___ Given material

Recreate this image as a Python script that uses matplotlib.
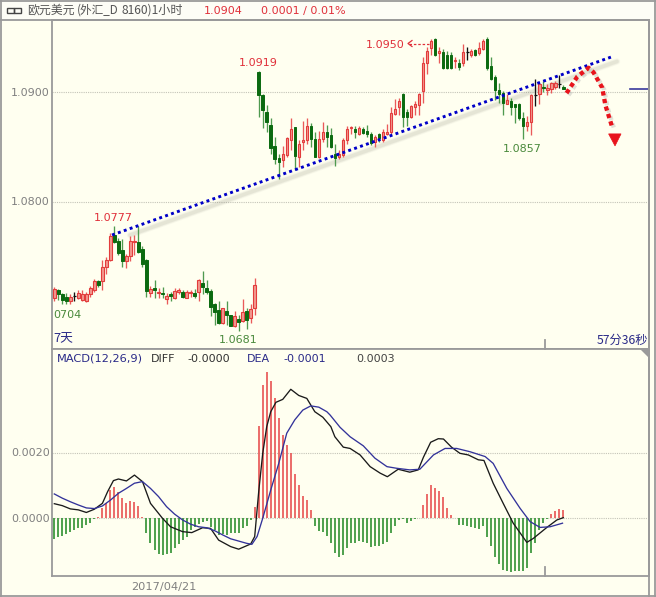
import matplotlib
matplotlib.use("Agg")
import matplotlib.pyplot as plt
import numpy as np
from matplotlib.lines import Line2D
from matplotlib.patches import Polygon, Rectangle
import matplotlib.patheffects as pe

plt.rcParams['font.family'] = ['DejaVu Sans', 'Noto Sans CJK SC']

# candle data, prices in units of 0.0001
falling_candles = {1,2,3,11,15,16,17,21,22,23,25,27,29,32,35,37,38,39,40,41,43,44,46,48,
                   51,52,53,54,55,56,60,64,65,68,69,70,75,77,78,79,81,87,88,95,97,98,99,
                   101,105,108,109,110,111,112,114,115,116,117,122,127}
flat_candles = {5,103,120,126}

body_top = [10721,10720,10716,10714,10714,10715,10717,10716,10716,10722,10728,10728,
            10741,10747,10769,10770,10765,10756,10751,10765,10765,10764,10757,10747,
            10721,10722,10718,10717,10715,10716,10719,10720,10718,10718,10718,10717,
            10729,10726,10722,10719,10707,10702,10704,10701,10697,10696,10694,10700,
            10701,10703,10725,
            10918,10897,10882,10870,10851,10840,10844,10858,10866,10868,10853,10856,
            10869,10869,10857,10857,10864,10864,10861,10844,10844,10856,10866,10868,
            10866,10867,10866,10865,10862,10859,10862,10864,10864,10881,10885,10892,
            10898,10882,10887,10889,10898,10926,10937,10946,10948,10937,10936,10934,
            10934,10929,10926,10936,10936,10937,10938,10940,10946,10948,10924,10914,
            10902,10899,10893,10892,10889,10889,10876,10873,10897,10897,10907,10905,
            10904,10908,10908,10907,10905]
body_bottom = [10713,10716,10711,10710,10710,10715,10713,10711,10710,10716,10720,10725,
               10728,10741,10747,10764,10754,10746,10746,10751,10764,10755,10744,10719,
               10717,10720,10717,10716,10712,10715,10713,10718,10714,10713,10717,10715,
               10718,10723,10718,10705,10700,10690,10690,10697,10687,10687,10691,10692,
               10693,10695,10704,
               10897,10884,10873,10849,10839,10836,10838,10843,10856,10842,10841,10855,
               10856,10857,10841,10841,10857,10859,10850,10840,10841,10843,10856,10867,
               10864,10862,10863,10862,10854,10855,10858,10856,10862,10864,10880,10886,
               10877,10877,10877,10886,10888,10901,10926,10940,10934,10935,10922,10922,
               10922,10928,10923,10926,10936,10934,10934,10935,10939,10922,10912,10902,
               10898,10890,10889,10886,10886,10876,10869,10869,10873,10897,10898,10904,
               10902,10903,10905,10907,10903]
candle_high = [10723,10721,10717,10717,10716,10718,10720,10720,10718,10724,10730,10729,
               10747,10750,10772,10778,10767,10766,10753,10769,10770,10778,10760,10748,
               10724,10729,10722,10723,10717,10718,10722,10722,10720,10720,10720,10721,
               10730,10737,10729,10721,10708,10710,10704,10710,10697,10701,10697,10712,
               10704,10707,10731,
               10919,10898,10888,10876,10859,10844,10851,10859,10876,10868,10856,10874,
               10876,10872,10864,10865,10873,10870,10867,10853,10847,10858,10869,10869,
               10869,10869,10868,10870,10864,10861,10863,10866,10871,10886,10894,10895,
               10899,10885,10888,10892,10899,10932,10941,10948,10949,10941,10939,10937,
               10936,10932,10930,10944,10941,10939,10939,10945,10948,10950,10932,10915,
               10908,10901,10898,10895,10889,10890,10882,10878,10898,10912,10908,10910,
               10907,10909,10910,10915,10906]
candle_low = [10710,10711,10707,10707,10707,10710,10712,10710,10709,10714,10718,10723,
              10720,10735,10746,10763,10752,10741,10740,10746,10752,10754,10741,10714,
              10714,10713,10713,10713,10707,10710,10712,10716,10713,10713,10714,10713,
              10710,10716,10716,10696,10688,10689,10689,10688,10687,10686,10683,10691,
              10685,10690,10697,
              10877,10867,10864,10844,10835,10821,10832,10841,10847,10829,10832,10847,
              10853,10850,10841,10840,10855,10850,10849,10833,10839,10841,10853,10862,
              10858,10861,10862,10859,10852,10850,10855,10855,10861,10862,10879,10879,
              10868,10869,10876,10879,10879,10890,10916,10934,10933,10926,10921,10921,
              10921,10922,10920,10924,10929,10932,10933,10934,10938,10920,10911,10893,
              10890,10879,10889,10879,10872,10875,10857,10865,10861,10887,10889,10900,
              10897,10899,10903,10904,10903]

# MACD histogram, units of 0.0001
macd_hist = [-6.3,-5.6,-5.3,-4.9,-4.1,-3.6,-3.1,-3.1,-2.1,-1.3,-0.1,0.5,3.1,4.6,8.7,9.7,
             8.2,6.2,4.8,5.3,5.1,3.9,0.5,-4.4,-7.7,-9.7,-11.0,-11.2,-11.1,-10.6,-9.2,-7.9,
             -6.7,-5.6,-3.6,-2.6,-1.8,-1.0,-0.8,-2.6,-3.6,-5.1,-4.9,-5.1,-4.6,-4.4,-4.6,-3.1,
             -2.4,-0.5,3.6,28.4,41.0,45.1,42.4,36.9,30.8,25.6,22.6,20.2,13.5,10.1,7.0,5.6,
             2.6,-2.4,-3.8,-4.1,-5.3,-7.7,-10.8,-11.8,-11.3,-9.2,-7.7,-7.5,-7.0,-7.2,-7.5,
             -8.7,-8.5,-8.4,-7.9,-7.2,-4.6,-2.4,-0.5,-0.3,-1.5,-0.8,-0.3,0.2,4.1,7.5,10.3,
             9.2,8.5,6.7,3.1,1.0,0.2,-2.1,-2.1,-2.4,-2.8,-3.1,-3.3,-2.4,-5.6,-8.5,-11.8,
             -14.1,-15.9,-16.1,-16.4,-16.1,-16.1,-16.1,-15.4,-10.8,-7.5,-3.6,-1.5,-0.1,1.2,
             2.3,2.9,2.6]

diff_index = [0,2,4,6,8,10,12,13.3,14.75,16,18,20,22,24,27,29,32,34.3,37,39,41,44,46,49,50,
              51,52,53,54,55.3,57,59,61,63,65,67,69,70,72.1,73.8,76.3,78.8,81.3,83.1,85.8,
              88.7,90.8,92.1,93.9,95.8,97.1,99.1,101.2,103.3,105.8,107.2,109.5,112,114.5,
              117.9,119.5,122.9,125.4,127]
diff_values = [4.5,3.9,2.9,2.6,1.8,2.8,4.6,8.2,11.6,12.1,11.5,13.3,11.3,4.6,0,-2.6,-4.1,-4.4,
               -2.9,-3.1,-6.7,-8.7,-9.5,-7.9,-5.6,8.2,20.0,28.2,32.8,35.7,36.6,39.7,37.8,
               36.9,32.8,31.1,28.2,25.1,21.9,21.5,19.5,15.9,13.9,12.8,15.1,14.2,14.9,18.8,
               23.4,24.5,24.4,21.9,20.0,19.5,18.0,17.8,10.8,4.6,-1.5,-7.4,-6.2,-2.8,-0.5,0.2]
dea_index = [0,2,4,6,8,10,12,14,16,18,20,22,24,26,28,30,32,34,36,38,40,42,44,46,48,49.3,50.6,
             52,54,56,58,60,62,64,66,68,68.8,71.3,73.8,77.1,80,83,85.4,88.7,91.2,94.6,97.5,
             100.4,103.7,107.5,109.5,112.9,116.2,118.7,121.2,123.7,126.8]
dea_values = [7.5,6.2,5.1,4.1,3.2,3.0,3.8,5.6,7.7,9.2,10.8,11.3,9.2,6.7,3.6,1.3,-0.5,-1.8,-2.6,
              -2.9,-3.8,-5.1,-6.3,-7.0,-7.7,-8.0,-5.6,0,8.7,16.9,26.2,30.3,33.3,34.6,34.2,
              32.8,31.8,28.0,25.1,22.3,18.5,15.9,15.4,14.9,15.1,19.5,21.5,21.5,20.5,19.0,
              16.9,9.2,3.1,-1.0,-2.8,-2.6,-1.5]

# drawn annotations on the chart (bar index, price)
trend_index = [14.4, 139.1]
trend_price = [10770, 10932]
forecast_index = [127.8, 130.5, 133.3, 134.5, 136.7, 137.5, 139.2]
forecast_price = [10899, 10914, 10922, 10918, 10904, 10888, 10868]
forecast_tip = [139.9, 10851]
last_price = 10903

W, H = 656, 597
fig = plt.figure(figsize=(W/100, H/100), dpi=100, facecolor='#FFFFF0')

def rect(x0, y0, x1, y1):
    return [x0/W, 1-y1/H, (x1-x0)/W, (y1-y0)/H]

BG = '#FFFFF0'
ax = fig.add_axes(rect(52, 19.5, 649, 349), facecolor=BG)
am = fig.add_axes(rect(52, 349, 649, 576), facecolor=BG)
xlim = ((52-54.3)/4.008, (649-54.3)/4.008)
ax.set_xlim(*xlim); am.set_xlim(*xlim)
ax.set_ylim(10666.4/1e4, 10965.9/1e4)
am.set_ylim(-17.75e-4, 52.1e-4)
for a in (ax, am):
    a.set_xticks([]); a.set_yticks([])
    for s in a.spines.values():
        s.set_color('#9a9a9a'); s.set_linewidth(1.3)

n = len(body_top)
idx = np.arange(n)
top = np.array(body_top)/1e4; bot = np.array(body_bottom)/1e4
hi = np.array(candle_high)/1e4; lo = np.array(candle_low)/1e4
down = np.array([i in falling_candles for i in range(n)])
flat = np.array([i in flat_candles for i in range(n)])
up = ~down & ~flat

# grid
for a, lv in ((ax, 1.09), (ax, 1.08), (am, 0.002), (am, 0.0)):
    a.axhline(lv, color='#c4c4b8', lw=0.8, ls=(0, (1, 1)), zorder=1)

# trend shadow
tx = np.array(trend_index); ty = np.array(trend_price)/1e4
slope = (ty[1]-ty[0])/(tx[1]-tx[0])
dy = -6.5*0.0000909
for lw, al in ((6.5, .05), (5, .08), (3.5, .11)):
    ax.plot([tx[0]+4.5, tx[1]+1.3], [ty[0]+4.5*slope+dy, ty[1]+1.3*slope+dy],
            color='#8c8c7c', lw=lw*.72, alpha=al, solid_capstyle='round', zorder=1.5)

# candles
ax.vlines(idx[up], lo[up], hi[up], color='#ea5a5a', lw=0.95, zorder=2)
ax.vlines(idx[down], lo[down], hi[down], color='#4f9a4f', lw=0.95, zorder=2)
ax.vlines(idx[flat], lo[flat], hi[flat], color='#111111', lw=0.95, zorder=2)
ax.bar(idx[up], (top-bot)[up], bottom=bot[up], width=0.62, color='#f29a90',
       edgecolor='#e23c3c', linewidth=0.8, zorder=3)
ax.bar(idx[down], (top-bot)[down], bottom=bot[down], width=0.62, color='#0b6a10',
       edgecolor='#0b6a10', linewidth=0.7, zorder=3)
ax.hlines(top[flat], idx[flat]-.4, idx[flat]+.4, color='#111111', lw=0.9, zorder=3)

# last price level
ax.plot([(630-54.3)/4.008, xlim[1]], [last_price/1e4]*2, color='#3a3a9c', lw=1.2, zorder=2)

# trend line
ax.plot(tx, ty, color='#0000c8', lw=2.1, ls=(0, (1, 1.15)), zorder=5)

# forecast arrow
fx = np.array(forecast_index); fy = np.array(forecast_price)/1e4
ax.plot(fx, fy, color='#e8141c', lw=3.1, ls=(0, (1, 0.8)), zorder=5,
        path_effects=[pe.SimpleLineShadow(offset=(1.5, -1.5), shadow_color='#aaaaaa', alpha=.35),
                      pe.Normal()])
tipx, tipy = forecast_tip[0], forecast_tip[1]/1e4
ax.add_patch(Polygon([(tipx-1.6, tipy+12*0.000091), (tipx+1.5, tipy+12*0.000091), (tipx, tipy)],
                     closed=True, fc='#e8141c', ec='#e8141c', lw=0.5, zorder=6))

# MACD
hist = np.array(macd_hist)*1e-4
am.vlines(idx[hist >= 0], 0, hist[hist >= 0], color='#e9605e', lw=1.3, zorder=2)
am.vlines(idx[hist < 0], 0, hist[hist < 0], color='#3f983f', lw=1.3, zorder=2)
am.plot(diff_index, np.array(diff_values)*1e-4, color='#1a1a1a', lw=0.95, zorder=4)
am.plot(dea_index, np.array(dea_values)*1e-4, color='#33339a', lw=0.95, zorder=5)

# chrome
def line(x0, y0, x1, y1, c='#9a9a9a', lw=1.3):
    fig.add_artist(Line2D([x0/W, x1/W], [1-y0/H, 1-y1/H], color=c, lw=lw))

fig.add_artist(Rectangle((0, 1-19.5/H), 1, 19.5/H, transform=fig.transFigure, fc='#FDFDF6', ec='none', zorder=-1))
line(1, 1, 1, 596); line(0, 1, 656, 1); line(0, 596, 656, 596); line(655, 1, 655, 596)
line(0, 19.5, 649, 19.5); line(649, 19.5, 649, 596)
line(545.3, 340, 545.3, 349); line(545.3, 567, 545.3, 576)
fig.add_artist(Polygon([(640/W, 1-349/H), (649/W, 1-349/H), (649/W, 1-358/H)], closed=True,
                       transform=fig.transFigure, fc='#9a9a9a', ec='none'))
# link icon
for x0 in (6.5, 14):
    fig.add_artist(Rectangle((x0/W, 1-12.5/H), 7/W, 4.5/H, transform=fig.transFigure,
                             fc='none', ec='#444444', lw=1))

CJK = ['Noto Sans CJK SC', 'DejaVu Sans']
def t(x, y, s, c, size=8.0, ha='left', **kw):
    fig.text(x/W, 1-y/H, s, color=c, fontsize=size, ha=ha, va='center', **kw)

GREY = '#808080'; RED = '#e0303a'; GREEN = '#4a8a3c'; NAVY = '#2a2a88'
t(27, 10.5, '欧元美元', '#555555', 8.6, family=CJK)
t(77, 10.5, '(外汇_D', '#555555', 8.4, family=CJK)
t(122, 10.5, '8160)1小时', '#555555', 8.7, family=CJK)
t(204, 11, '1.0904', RED); t(261, 11, '0.0001 / 0.01%', RED)
t(50, 92.5, '1.0900', GREY, ha='right'); t(50, 202, '1.0800', GREY, ha='right')
t(50, 453, '0.0020', GREY, ha='right'); t(50, 518.5, '0.0000', GREY, ha='right')
t(239, 62.5, '1.0919', RED); t(366, 45, '1.0950', RED)
t(94, 218, '1.0777', RED); t(503, 149, '1.0857', GREEN)
t(219, 340, '1.0681', GREEN); t(53, 315, '0704', GREEN)
t(53, 339, '7天', NAVY, 9.2, family=CJK)
t(648, 340, '57分36秒', NAVY, 8.8, ha='right', family=CJK)
t(57, 358.5, 'MACD(12,26,9)', NAVY, 8.2); t(151, 358.5, 'DIFF', '#333333')
t(187, 358.5, '-0.0000', '#333333'); t(247, 358.5, 'DEA', NAVY)
t(283, 358.5, '-0.0001', NAVY); t(356, 358.5, '0.0003', '#444444')
t(131, 587, '2017/04/21', GREY, 8.2)
# dashed arrow beside the 1.0950 label
fig.add_artist(Line2D([409/W, 430/W], [1-43.5/H]*2, color=RED, lw=0.9, ls=(0, (2, 1.5))))
fig.add_artist(Line2D([412/W, 408/W, 412/W], [1-40.5/H, 1-43.5/H, 1-46.5/H], color=RED, lw=0.9))

fig.savefig('out.png', dpi=100, facecolor=fig.get_facecolor())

______

● **Exercise goal**
Only lines with "matplotlib" are wanted here; list each of them.

● **Complete answer**
Recreate this image as a Python script that uses matplotlib.
import matplotlib
matplotlib.use("Agg")
import matplotlib.pyplot as plt
from matplotlib.lines import Line2D
from matplotlib.patches import Polygon, Rectangle
import matplotlib.patheffects as pe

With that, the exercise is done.